Task statement: Reproduce nothing but the lines from the start of the material through the line that includes "color(26bp)=(mauve); color(38bp)=(tealM); color(60bp)=(navyK);", both ends included, and omit every picture.

Recorded information:
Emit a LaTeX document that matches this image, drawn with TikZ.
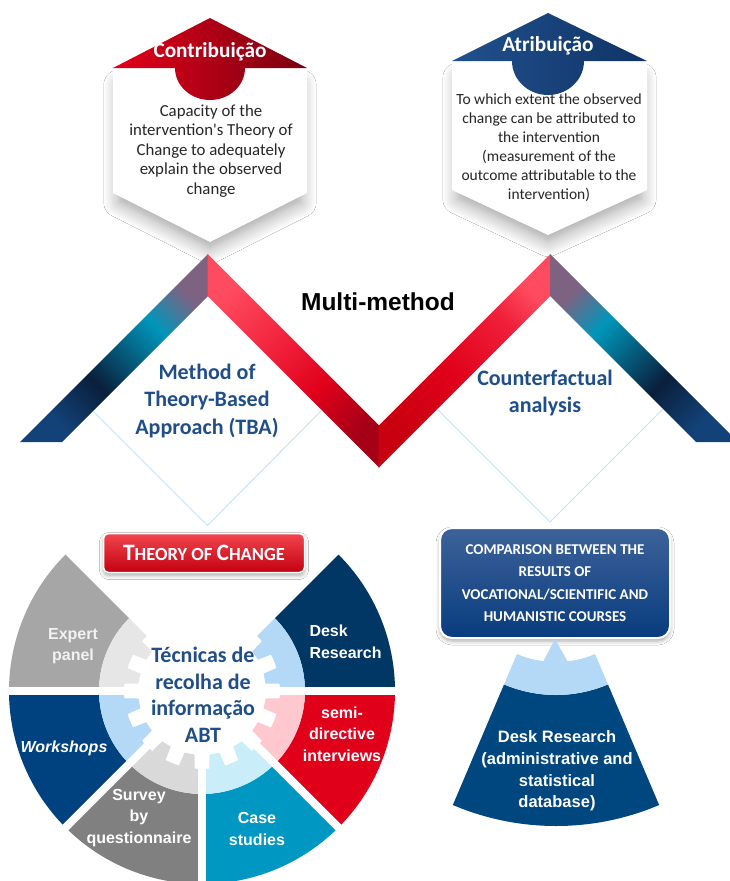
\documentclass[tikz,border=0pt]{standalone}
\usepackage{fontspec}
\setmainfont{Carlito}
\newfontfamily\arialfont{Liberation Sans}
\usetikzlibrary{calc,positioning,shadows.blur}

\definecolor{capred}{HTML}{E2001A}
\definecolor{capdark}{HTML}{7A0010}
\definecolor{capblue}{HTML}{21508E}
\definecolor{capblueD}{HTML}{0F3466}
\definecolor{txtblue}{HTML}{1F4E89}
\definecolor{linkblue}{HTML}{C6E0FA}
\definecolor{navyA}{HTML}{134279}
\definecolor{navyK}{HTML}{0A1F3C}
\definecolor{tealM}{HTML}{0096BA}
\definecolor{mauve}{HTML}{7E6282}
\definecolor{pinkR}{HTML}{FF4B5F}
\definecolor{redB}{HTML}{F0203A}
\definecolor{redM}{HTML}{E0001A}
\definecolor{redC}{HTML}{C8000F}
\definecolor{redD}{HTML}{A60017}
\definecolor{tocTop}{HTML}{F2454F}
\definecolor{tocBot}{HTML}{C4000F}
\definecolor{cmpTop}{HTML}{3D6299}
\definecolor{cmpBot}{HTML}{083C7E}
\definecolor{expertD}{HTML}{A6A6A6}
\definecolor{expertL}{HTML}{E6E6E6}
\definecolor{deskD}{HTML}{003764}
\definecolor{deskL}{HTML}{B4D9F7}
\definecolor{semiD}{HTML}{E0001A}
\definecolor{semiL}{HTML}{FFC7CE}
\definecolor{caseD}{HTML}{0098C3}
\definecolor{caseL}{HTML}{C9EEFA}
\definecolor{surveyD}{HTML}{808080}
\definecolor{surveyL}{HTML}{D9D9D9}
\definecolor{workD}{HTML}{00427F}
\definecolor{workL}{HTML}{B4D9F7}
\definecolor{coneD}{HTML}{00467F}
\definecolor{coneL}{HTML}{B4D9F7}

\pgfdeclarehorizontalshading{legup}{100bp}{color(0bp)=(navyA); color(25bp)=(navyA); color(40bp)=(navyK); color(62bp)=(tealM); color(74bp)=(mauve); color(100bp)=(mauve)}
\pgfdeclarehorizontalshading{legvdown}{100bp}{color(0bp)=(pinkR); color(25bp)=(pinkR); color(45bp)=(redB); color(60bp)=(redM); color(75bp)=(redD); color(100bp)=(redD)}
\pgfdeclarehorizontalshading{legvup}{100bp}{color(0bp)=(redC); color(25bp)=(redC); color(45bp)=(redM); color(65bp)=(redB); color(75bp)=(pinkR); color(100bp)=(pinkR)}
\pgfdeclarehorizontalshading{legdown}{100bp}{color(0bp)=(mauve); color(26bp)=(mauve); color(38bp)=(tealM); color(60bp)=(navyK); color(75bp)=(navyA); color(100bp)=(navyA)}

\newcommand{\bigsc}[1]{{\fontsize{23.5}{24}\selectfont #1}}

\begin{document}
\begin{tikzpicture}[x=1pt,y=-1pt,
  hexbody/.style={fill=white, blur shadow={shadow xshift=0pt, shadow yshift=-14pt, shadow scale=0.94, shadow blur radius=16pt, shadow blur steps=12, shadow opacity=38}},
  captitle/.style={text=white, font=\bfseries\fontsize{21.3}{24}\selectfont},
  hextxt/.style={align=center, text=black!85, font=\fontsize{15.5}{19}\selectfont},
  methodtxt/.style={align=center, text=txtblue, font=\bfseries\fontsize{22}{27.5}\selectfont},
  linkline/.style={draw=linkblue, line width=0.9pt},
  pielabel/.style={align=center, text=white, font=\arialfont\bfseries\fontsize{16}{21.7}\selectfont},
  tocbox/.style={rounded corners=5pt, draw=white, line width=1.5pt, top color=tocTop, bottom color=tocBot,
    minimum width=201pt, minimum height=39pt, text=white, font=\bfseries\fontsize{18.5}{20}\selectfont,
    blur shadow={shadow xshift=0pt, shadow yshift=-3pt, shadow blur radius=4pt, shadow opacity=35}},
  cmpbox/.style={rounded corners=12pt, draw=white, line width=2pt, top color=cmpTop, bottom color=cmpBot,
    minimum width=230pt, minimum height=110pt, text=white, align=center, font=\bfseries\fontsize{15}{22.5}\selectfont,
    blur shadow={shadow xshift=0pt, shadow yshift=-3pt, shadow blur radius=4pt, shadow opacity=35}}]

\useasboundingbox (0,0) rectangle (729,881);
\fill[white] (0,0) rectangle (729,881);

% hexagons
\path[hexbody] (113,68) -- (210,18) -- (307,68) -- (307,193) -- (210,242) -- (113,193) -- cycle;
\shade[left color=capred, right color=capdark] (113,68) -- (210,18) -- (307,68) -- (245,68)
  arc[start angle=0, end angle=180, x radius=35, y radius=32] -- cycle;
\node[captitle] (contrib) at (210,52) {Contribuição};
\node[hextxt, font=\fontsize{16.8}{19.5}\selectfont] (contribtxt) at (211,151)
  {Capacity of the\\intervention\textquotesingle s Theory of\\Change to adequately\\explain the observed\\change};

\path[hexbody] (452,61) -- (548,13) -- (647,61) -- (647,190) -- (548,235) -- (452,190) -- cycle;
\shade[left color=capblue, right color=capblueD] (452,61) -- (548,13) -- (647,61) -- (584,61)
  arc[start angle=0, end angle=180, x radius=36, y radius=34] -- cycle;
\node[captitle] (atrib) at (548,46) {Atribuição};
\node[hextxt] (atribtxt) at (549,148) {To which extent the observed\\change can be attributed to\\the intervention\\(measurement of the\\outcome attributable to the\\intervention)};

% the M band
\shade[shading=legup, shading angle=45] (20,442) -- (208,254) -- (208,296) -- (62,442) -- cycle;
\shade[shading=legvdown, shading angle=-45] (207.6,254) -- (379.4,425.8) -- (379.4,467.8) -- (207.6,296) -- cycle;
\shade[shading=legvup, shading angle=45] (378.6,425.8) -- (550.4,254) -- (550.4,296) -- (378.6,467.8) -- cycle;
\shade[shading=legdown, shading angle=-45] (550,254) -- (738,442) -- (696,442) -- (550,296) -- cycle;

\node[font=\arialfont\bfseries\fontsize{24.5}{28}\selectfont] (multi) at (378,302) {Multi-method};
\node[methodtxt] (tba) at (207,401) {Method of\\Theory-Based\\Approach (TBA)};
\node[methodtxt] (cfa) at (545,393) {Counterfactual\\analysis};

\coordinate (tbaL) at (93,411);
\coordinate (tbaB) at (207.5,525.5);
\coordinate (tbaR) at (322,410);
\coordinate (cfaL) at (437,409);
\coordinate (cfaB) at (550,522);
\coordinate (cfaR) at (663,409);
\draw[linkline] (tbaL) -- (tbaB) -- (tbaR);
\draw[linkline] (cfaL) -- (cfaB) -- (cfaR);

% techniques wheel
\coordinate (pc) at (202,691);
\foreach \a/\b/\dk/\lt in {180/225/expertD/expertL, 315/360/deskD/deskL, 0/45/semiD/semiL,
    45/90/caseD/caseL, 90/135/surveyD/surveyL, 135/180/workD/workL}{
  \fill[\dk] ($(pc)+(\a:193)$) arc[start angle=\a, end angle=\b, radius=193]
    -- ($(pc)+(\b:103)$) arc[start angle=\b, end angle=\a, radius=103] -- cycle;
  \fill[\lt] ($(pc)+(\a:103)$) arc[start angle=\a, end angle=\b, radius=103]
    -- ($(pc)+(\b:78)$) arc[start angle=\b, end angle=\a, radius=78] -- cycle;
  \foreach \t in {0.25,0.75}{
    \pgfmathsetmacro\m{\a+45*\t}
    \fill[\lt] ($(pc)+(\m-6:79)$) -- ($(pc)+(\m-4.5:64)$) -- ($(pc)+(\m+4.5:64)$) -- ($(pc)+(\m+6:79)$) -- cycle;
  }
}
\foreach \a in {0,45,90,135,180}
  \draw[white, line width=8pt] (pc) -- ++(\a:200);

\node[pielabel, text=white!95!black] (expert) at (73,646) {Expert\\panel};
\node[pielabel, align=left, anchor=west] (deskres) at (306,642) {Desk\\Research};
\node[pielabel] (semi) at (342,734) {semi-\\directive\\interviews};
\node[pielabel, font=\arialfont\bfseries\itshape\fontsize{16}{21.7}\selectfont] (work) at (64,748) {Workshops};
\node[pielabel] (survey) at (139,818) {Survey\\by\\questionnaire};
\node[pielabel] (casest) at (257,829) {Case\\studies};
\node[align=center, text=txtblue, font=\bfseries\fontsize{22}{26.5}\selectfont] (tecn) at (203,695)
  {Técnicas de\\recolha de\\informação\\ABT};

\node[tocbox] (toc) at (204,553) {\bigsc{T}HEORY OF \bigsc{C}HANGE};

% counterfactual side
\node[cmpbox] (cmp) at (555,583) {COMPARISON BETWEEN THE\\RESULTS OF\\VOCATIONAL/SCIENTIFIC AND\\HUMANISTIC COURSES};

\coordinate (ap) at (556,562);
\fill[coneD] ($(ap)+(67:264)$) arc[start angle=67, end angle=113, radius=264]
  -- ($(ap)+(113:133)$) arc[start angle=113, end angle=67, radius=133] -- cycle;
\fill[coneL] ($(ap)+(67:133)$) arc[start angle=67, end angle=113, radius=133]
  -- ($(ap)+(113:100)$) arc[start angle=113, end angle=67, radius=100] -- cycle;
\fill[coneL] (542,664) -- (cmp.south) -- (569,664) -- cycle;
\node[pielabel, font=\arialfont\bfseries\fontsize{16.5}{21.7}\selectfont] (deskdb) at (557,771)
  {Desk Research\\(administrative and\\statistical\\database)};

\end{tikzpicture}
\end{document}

Result for this exercise:
Emit a LaTeX document that matches this image, drawn with TikZ.
\documentclass[tikz,border=0pt]{standalone}
\usepackage{fontspec}
\setmainfont{Carlito}
\newfontfamily\arialfont{Liberation Sans}
\usetikzlibrary{calc,positioning,shadows.blur}

\definecolor{capred}{HTML}{E2001A}
\definecolor{capdark}{HTML}{7A0010}
\definecolor{capblue}{HTML}{21508E}
\definecolor{capblueD}{HTML}{0F3466}
\definecolor{txtblue}{HTML}{1F4E89}
\definecolor{linkblue}{HTML}{C6E0FA}
\definecolor{navyA}{HTML}{134279}
\definecolor{navyK}{HTML}{0A1F3C}
\definecolor{tealM}{HTML}{0096BA}
\definecolor{mauve}{HTML}{7E6282}
\definecolor{pinkR}{HTML}{FF4B5F}
\definecolor{redB}{HTML}{F0203A}
\definecolor{redM}{HTML}{E0001A}
\definecolor{redC}{HTML}{C8000F}
\definecolor{redD}{HTML}{A60017}
\definecolor{tocTop}{HTML}{F2454F}
\definecolor{tocBot}{HTML}{C4000F}
\definecolor{cmpTop}{HTML}{3D6299}
\definecolor{cmpBot}{HTML}{083C7E}
\definecolor{expertD}{HTML}{A6A6A6}
\definecolor{expertL}{HTML}{E6E6E6}
\definecolor{deskD}{HTML}{003764}
\definecolor{deskL}{HTML}{B4D9F7}
\definecolor{semiD}{HTML}{E0001A}
\definecolor{semiL}{HTML}{FFC7CE}
\definecolor{caseD}{HTML}{0098C3}
\definecolor{caseL}{HTML}{C9EEFA}
\definecolor{surveyD}{HTML}{808080}
\definecolor{surveyL}{HTML}{D9D9D9}
\definecolor{workD}{HTML}{00427F}
\definecolor{workL}{HTML}{B4D9F7}
\definecolor{coneD}{HTML}{00467F}
\definecolor{coneL}{HTML}{B4D9F7}

\pgfdeclarehorizontalshading{legup}{100bp}{color(0bp)=(navyA); color(25bp)=(navyA); color(40bp)=(navyK); color(62bp)=(tealM); color(74bp)=(mauve); color(100bp)=(mauve)}
\pgfdeclarehorizontalshading{legvdown}{100bp}{color(0bp)=(pinkR); color(25bp)=(pinkR); color(45bp)=(redB); color(60bp)=(redM); color(75bp)=(redD); color(100bp)=(redD)}
\pgfdeclarehorizontalshading{legvup}{100bp}{color(0bp)=(redC); color(25bp)=(redC); color(45bp)=(redM); color(65bp)=(redB); color(75bp)=(pinkR); color(100bp)=(pinkR)}
\pgfdeclarehorizontalshading{legdown}{100bp}{color(0bp)=(mauve); color(26bp)=(mauve); color(38bp)=(tealM); color(60bp)=(navyK); color(75bp)=(navyA); color(100bp)=(navyA)}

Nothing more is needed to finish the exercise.